### OBJECTIVE
Quote every line below exactly and skip any picture.

────────

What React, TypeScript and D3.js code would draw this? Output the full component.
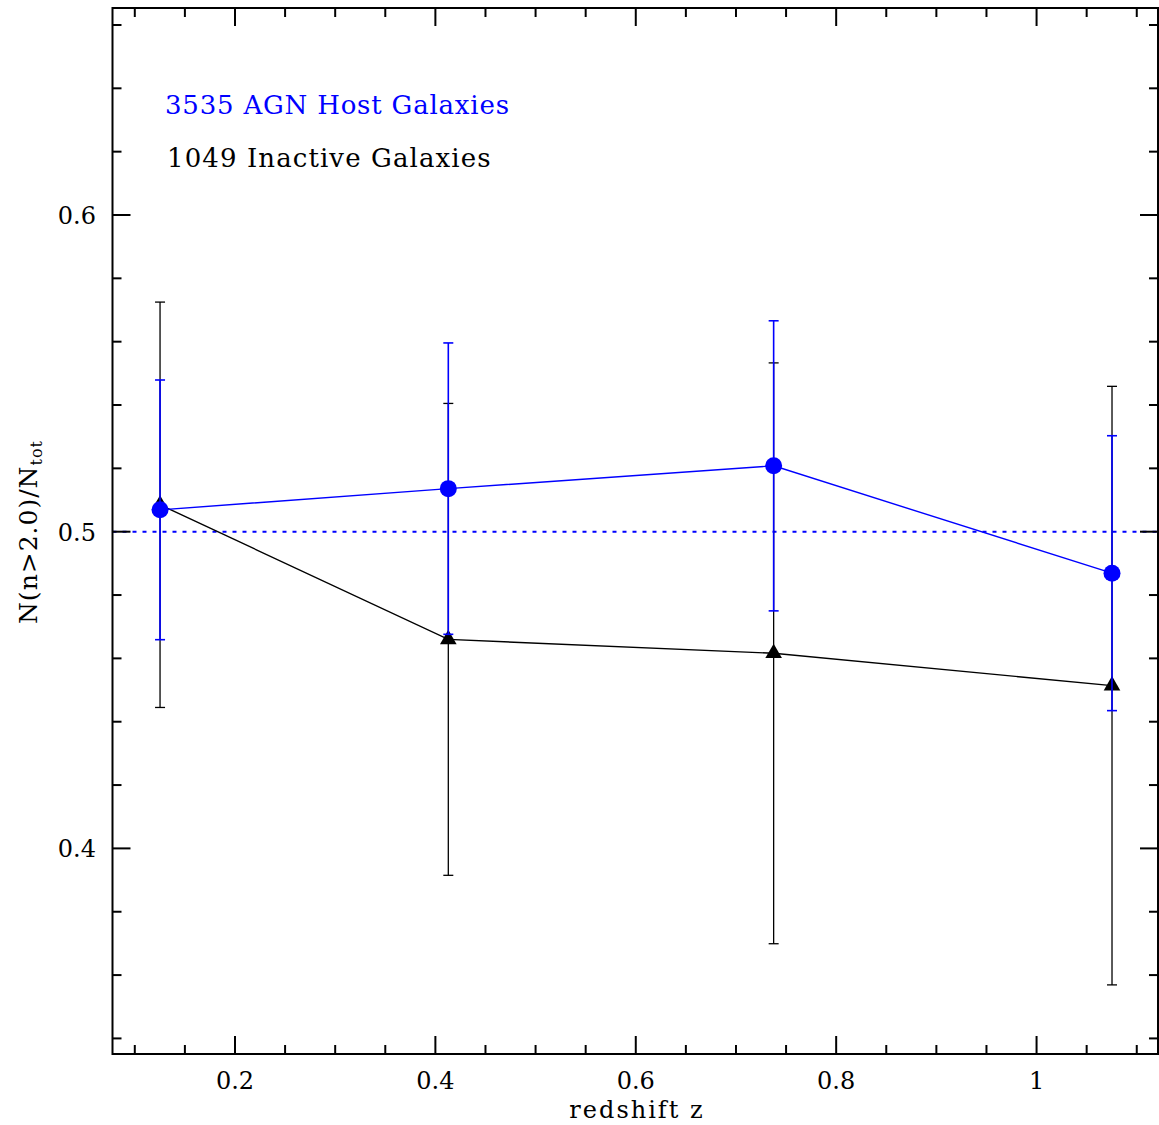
import React from "react";
import * as d3 from "d3";

// Fraction of galaxies with Sersic index n > 2.0 per redshift bin
const redshift = [0.1252, 0.4129, 0.7376, 1.0753];
const agnFrac = [0.5069, 0.5136, 0.5208, 0.4869];
const agnErr = [0.041, 0.046, 0.0458, 0.0434];
const inactiveFrac = [0.5085, 0.466, 0.4616, 0.4514];
const inactiveErr = [0.064, 0.0745, 0.0917, 0.0945];

const xMajor = [0.2, 0.4, 0.6, 0.8, 1.0];
const xMajorLabels = ["0.2", "0.4", "0.6", "0.8", "1"];
const yMajor = [0.4, 0.5, 0.6];
const yMajorLabels = ["0.4", "0.5", "0.6"];

const legendLabels = ["3535 AGN Host Galaxies", "1049 Inactive Galaxies"];

const W = 1159;
const H = 1125;
const left = 112.5;
const right = 1158;
const top = 8;
const bottom = 1054;

const BLUE = "#0000ff";
const FONT = "'DejaVu Serif', serif";

export default function App() {
  const x = d3.scaleLinear().domain([0.07775, 1.1212]).range([left, right]);
  const y = d3.scaleLinear().domain([0.33508, 0.66536]).range([bottom, top]);

  const xMinor = d3.range(0.1, 1.11, 0.05).filter(
    (v) => !xMajor.some((m) => Math.abs(m - v) < 1e-6)
  );
  const yMinor = d3.range(0.34, 0.661, 0.02).filter(
    (v) => !yMajor.some((m) => Math.abs(m - v) < 1e-6)
  );

  const line = d3
    .line<number>()
    .x((_, i) => x(redshift[i]))
    .y((d) => y(d));

  const capW = 5;
  const errBars = (vals: number[], errs: number[], color: string, sw: number) =>
    vals.map((v, i) => {
      const cx = x(redshift[i]);
      const y1 = y(v + errs[i]);
      const y2 = y(v - errs[i]);
      return (
        <g key={i} stroke={color} strokeWidth={sw}>
          <line x1={cx} x2={cx} y1={y1} y2={y2} />
          <line x1={cx - capW} x2={cx + capW} y1={y1} y2={y1} />
          <line x1={cx - capW} x2={cx + capW} y1={y2} y2={y2} />
        </g>
      );
    });

  const tri = d3.symbol(d3.symbolTriangle, 120)();

  return (
    <svg
      width={W}
      height={H}
      style={{ position: "absolute", left: 0, top: 0, background: "#fff" }}
    >
      {/* reference level */}
      <line
        x1={left}
        x2={right}
        y1={y(0.5)}
        y2={y(0.5)}
        stroke={BLUE}
        strokeWidth={2}
        strokeDasharray="4 6"
      />

      {/* inactive galaxies */}
      {errBars(inactiveFrac, inactiveErr, "#000", 1.3)}
      <path d={line(inactiveFrac) || ""} fill="none" stroke="#000" strokeWidth={1.4} />
      {inactiveFrac.map((v, i) => (
        <path
          key={i}
          d={tri || ""}
          transform={`translate(${x(redshift[i])},${y(v)})`}
          fill="#000"
        />
      ))}

      {/* AGN hosts */}
      {errBars(agnFrac, agnErr, BLUE, 1.6)}
      <path d={line(agnFrac) || ""} fill="none" stroke={BLUE} strokeWidth={1.4} />
      {agnFrac.map((v, i) => (
        <circle key={i} cx={x(redshift[i])} cy={y(v)} r={8.5} fill={BLUE} />
      ))}

      {/* frame and ticks */}
      <g stroke="#000" strokeWidth={2} fill="none">
        <rect x={left} y={top} width={right - left} height={bottom - top} />
        {xMajor.map((v) => (
          <g key={"xM" + v}>
            <line x1={x(v)} x2={x(v)} y1={bottom} y2={bottom - 18} />
            <line x1={x(v)} x2={x(v)} y1={top} y2={top + 18} />
          </g>
        ))}
        {xMinor.map((v) => (
          <g key={"xm" + v}>
            <line x1={x(v)} x2={x(v)} y1={bottom} y2={bottom - 9} />
            <line x1={x(v)} x2={x(v)} y1={top} y2={top + 9} />
          </g>
        ))}
        {yMajor.map((v) => (
          <g key={"yM" + v}>
            <line x1={left} x2={left + 18} y1={y(v)} y2={y(v)} />
            <line x1={right} x2={right - 18} y1={y(v)} y2={y(v)} />
          </g>
        ))}
        {yMinor.map((v) => (
          <g key={"ym" + v}>
            <line x1={left} x2={left + 9} y1={y(v)} y2={y(v)} />
            <line x1={right} x2={right - 9} y1={y(v)} y2={y(v)} />
          </g>
        ))}
      </g>

      {/* tick labels */}
      <g fontFamily={FONT} fontSize={24} fill="#000">
        {xMajor.map((v, i) => (
          <text key={"xl" + v} x={x(v)} y={1089} textAnchor="middle">
            {xMajorLabels[i]}
          </text>
        ))}
        {yMajor.map((v, i) => (
          <text key={"yl" + v} x={96} y={y(v) + 9} textAnchor="end">
            {yMajorLabels[i]}
          </text>
        ))}
      </g>

      {/* axis titles */}
      <text
        x={637}
        y={1118}
        textAnchor="middle"
        fontFamily={FONT}
        fontSize={24}
        letterSpacing={2}
      >
        redshift z
      </text>
      <text
        transform={`translate(37,532) rotate(-90)`}
        textAnchor="middle"
        fontFamily={FONT}
        fontSize={25}
        letterSpacing={1}
      >
        N(n&gt;2.0)/N
        <tspan fontSize={16} dy={5}>
          tot
        </tspan>
      </text>

      {/* legend */}
      <g fontFamily={FONT} fontSize={26}>
        <text x={165} y={114} fill={BLUE} letterSpacing={0.8}>
          {legendLabels[0]}
        </text>
        <text x={167} y={166.5} fill="#000" letterSpacing={1.1}>
          {legendLabels[1]}
        </text>
      </g>
    </svg>
  );
}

────────

### PROBLEM SOLUTION
What React, TypeScript and D3.js code would draw this? Output the full component.
import React from "react";
import * as d3 from "d3";

// Fraction of galaxies with Sersic index n > 2.0 per redshift bin
const redshift = [0.1252, 0.4129, 0.7376, 1.0753];
const agnFrac = [0.5069, 0.5136, 0.5208, 0.4869];
const agnErr = [0.041, 0.046, 0.0458, 0.0434];
const inactiveFrac = [0.5085, 0.466, 0.4616, 0.4514];
const inactiveErr = [0.064, 0.0745, 0.0917, 0.0945];

const xMajor = [0.2, 0.4, 0.6, 0.8, 1.0];
const xMajorLabels = ["0.2", "0.4", "0.6", "0.8", "1"];
const yMajor = [0.4, 0.5, 0.6];
const yMajorLabels = ["0.4", "0.5", "0.6"];

const legendLabels = ["3535 AGN Host Galaxies", "1049 Inactive Galaxies"];

const W = 1159;
const H = 1125;
const left = 112.5;
const right = 1158;
const top = 8;
const bottom = 1054;

const BLUE = "#0000ff";
const FONT = "'DejaVu Serif', serif";

export default function App() {
  const x = d3.scaleLinear().domain([0.07775, 1.1212]).range([left, right]);
  const y = d3.scaleLinear().domain([0.33508, 0.66536]).range([bottom, top]);

  const xMinor = d3.range(0.1, 1.11, 0.05).filter(
    (v) => !xMajor.some((m) => Math.abs(m - v) < 1e-6)
  );
  const yMinor = d3.range(0.34, 0.661, 0.02).filter(
    (v) => !yMajor.some((m) => Math.abs(m - v) < 1e-6)
  );

  const line = d3
    .line<number>()
    .x((_, i) => x(redshift[i]))
    .y((d) => y(d));

  const capW = 5;
  const errBars = (vals: number[], errs: number[], color: string, sw: number) =>
    vals.map((v, i) => {
      const cx = x(redshift[i]);
      const y1 = y(v + errs[i]);
      const y2 = y(v - errs[i]);
      return (
        <g key={i} stroke={color} strokeWidth={sw}>
          <line x1={cx} x2={cx} y1={y1} y2={y2} />
          <line x1={cx - capW} x2={cx + capW} y1={y1} y2={y1} />
          <line x1={cx - capW} x2={cx + capW} y1={y2} y2={y2} />
        </g>
      );
    });

  const tri = d3.symbol(d3.symbolTriangle, 120)();

  return (
    <svg
      width={W}
      height={H}
      style={{ position: "absolute", left: 0, top: 0, background: "#fff" }}
    >
      {/* reference level */}
      <line
        x1={left}
        x2={right}
        y1={y(0.5)}
        y2={y(0.5)}
        stroke={BLUE}
        strokeWidth={2}
        strokeDasharray="4 6"
      />

      {/* inactive galaxies */}
      {errBars(inactiveFrac, inactiveErr, "#000", 1.3)}
      <path d={line(inactiveFrac) || ""} fill="none" stroke="#000" strokeWidth={1.4} />
      {inactiveFrac.map((v, i) => (
        <path
          key={i}
          d={tri || ""}
          transform={`translate(${x(redshift[i])},${y(v)})`}
          fill="#000"
        />
      ))}

      {/* AGN hosts */}
      {errBars(agnFrac, agnErr, BLUE, 1.6)}
      <path d={line(agnFrac) || ""} fill="none" stroke={BLUE} strokeWidth={1.4} />
      {agnFrac.map((v, i) => (
        <circle key={i} cx={x(redshift[i])} cy={y(v)} r={8.5} fill={BLUE} />
      ))}

      {/* frame and ticks */}
      <g stroke="#000" strokeWidth={2} fill="none">
        <rect x={left} y={top} width={right - left} height={bottom - top} />
        {xMajor.map((v) => (
          <g key={"xM" + v}>
            <line x1={x(v)} x2={x(v)} y1={bottom} y2={bottom - 18} />
            <line x1={x(v)} x2={x(v)} y1={top} y2={top + 18} />
          </g>
        ))}
        {xMinor.map((v) => (
          <g key={"xm" + v}>
            <line x1={x(v)} x2={x(v)} y1={bottom} y2={bottom - 9} />
            <line x1={x(v)} x2={x(v)} y1={top} y2={top + 9} />
          </g>
        ))}
        {yMajor.map((v) => (
          <g key={"yM" + v}>
            <line x1={left} x2={left + 18} y1={y(v)} y2={y(v)} />
            <line x1={right} x2={right - 18} y1={y(v)} y2={y(v)} />
          </g>
        ))}
        {yMinor.map((v) => (
          <g key={"ym" + v}>
            <line x1={left} x2={left + 9} y1={y(v)} y2={y(v)} />
            <line x1={right} x2={right - 9} y1={y(v)} y2={y(v)} />
          </g>
        ))}
      </g>

      {/* tick labels */}
      <g fontFamily={FONT} fontSize={24} fill="#000">
        {xMajor.map((v, i) => (
          <text key={"xl" + v} x={x(v)} y={1089} textAnchor="middle">
            {xMajorLabels[i]}
          </text>
        ))}
        {yMajor.map((v, i) => (
          <text key={"yl" + v} x={96} y={y(v) + 9} textAnchor="end">
            {yMajorLabels[i]}
          </text>
        ))}
      </g>

      {/* axis titles */}
      <text
        x={637}
        y={1118}
        textAnchor="middle"
        fontFamily={FONT}
        fontSize={24}
        letterSpacing={2}
      >
        redshift z
      </text>
      <text
        transform={`translate(37,532) rotate(-90)`}
        textAnchor="middle"
        fontFamily={FONT}
        fontSize={25}
        letterSpacing={1}
      >
        N(n&gt;2.0)/N
        <tspan fontSize={16} dy={5}>
          tot
        </tspan>
      </text>

      {/* legend */}
      <g fontFamily={FONT} fontSize={26}>
        <text x={165} y={114} fill={BLUE} letterSpacing={0.8}>
          {legendLabels[0]}
        </text>
        <text x={167} y={166.5} fill="#000" letterSpacing={1.1}>
          {legendLabels[1]}
        </text>
      </g>
    </svg>
  );
}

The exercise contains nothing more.